Villa Cernazai, ora l’Appello deciderà se il lascito è nullo

Il ventennale caso della storica dimora di Ipplis di Premariacco tornerà in aula il 23 gennaio  La Cassazione ha accolto soltanto uno dei motivi sollevati dagli eredi contro il Comune di Cividale
CIVIDALE. La storia infinita sul destino di Villa Cernazai Pontoni, a Ipplis di Premariacco, rischia di fare la fine di una bolla di sapone. E cioè di chiudersi con una sentenza che, dichiarando la nullità stessa del lascito testamentario con cui, nel 1967, dimora, parco, case rurali e terreni furono destinati da Ines Pontoni alla Casa di riposo di Cividale, metterebbe la parola fine a vent’anni di battaglie legali tra i suoi eredi e il Comune di Cividale (attuale proprietario della Casa di riposo), oltre che alla non meno lunga paralisi di fronte al progressivo decadimento di uno dei più pregevoli esempi di architettura settecentesca friulana.

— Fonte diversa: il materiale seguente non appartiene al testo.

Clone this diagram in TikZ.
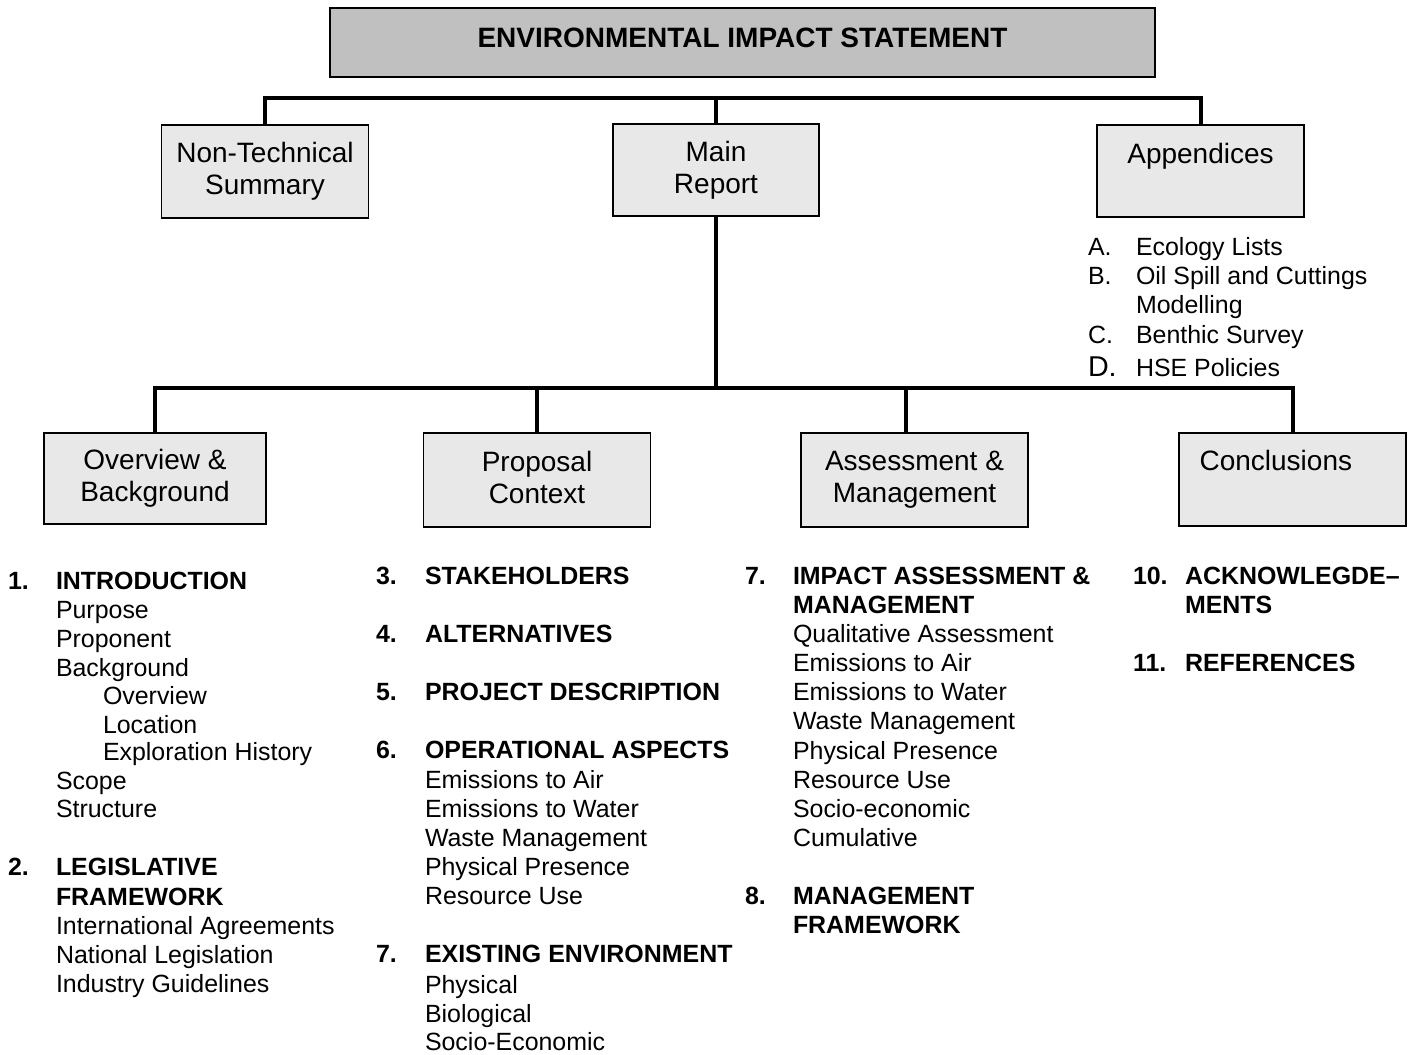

A deciderlo saranno i giudici della Corte d’appello di Trieste, chiamati dalla Cassazione a valutare il caso, con attenzione prioritaria all’unico dei quattro motivi dell’impugnazione proposta da Antonio e Anita Elodia Orgnani e Azzurra Giacomello, tutti assistiti dagli avvocati Anna Ippolita Schiavi e Luigi Filippo Paolucci, ritenuto fondato. Secondo i ricorrenti, a fare traballare la validità dell’intero lascito sarebbe «l’illiceità del vincolo di inalienabilità imposto dalla testatrice». Ed è proprio questo che si tratta ora di accertare. Perchè qualora dovesse essere dimostrato che l’unico motivo che determinò l’attribuzione patrimoniale gratuita fu, appunto, il «divieto perpetuo di alienazione», allora il palco verrebbe inevitabilmente a cadere.


Un argomento nuovo, quindi, rispetto ai tanti già sviscerati nel corso dei tre gradi di giudizio attraversati dalla vertenza. Compresa l’eccezione relativa alla prescrizione dell’obbligo di adibire l’immobile a pensionato per «signori decaduti e per poveri», che il Comune di Cividale, assistito nel procedimento dall’avvocato Guglielmo Pelizzo, ha sempre sostenuto essere intervenuta al decimo anno dall’atto dell’acquisizione (nel 1982).


L’ennesima tappa giudiziaria - la sesta - della vexata quaestio su cui anche Amministrazione regionale e Soprintendenza per i beni architettonici hanno acceso a più riprese i riflettori, nel tentativo di ovviare allo stato di incuria in cui il complesso immobiliare versa da tempo, comincerà il prossimo 23 gennaio, davanti ad altra sezione della Corte d’appello di Trieste, rispetto a quella che, nel 2011, aveva rigettato l’appello proposto dagli eredi, ritenendo «prescritta l’azione di risoluzione del legato modale» e «infondate sia le altre domande, sia l’eccezione di usucapione». A mettere in moto la causa, nel 1998, erano stati sempre loro, convenendo in giudizio il Comune di Cividale, per chiedere appunto la risoluzione dell’attribuzione patrimoniale testamentaria «per inadempimento» e la conseguente «retrocessione del bene in loro favore». La risposta del tribunale di Udine, che ne aveva respinto la domanda, era arrivata nel 2003 ed era stata riformata pochi mesi dopo in secondo grado. Da qui, l’impugnazione in Cassazione del Comune e il primo rinvio in Appello. Poi, con decisione dell’estate scorsa, la nuova pronuncia della Suprema Corte e l’avvio del nuovo, e forse ultimo, capitolo.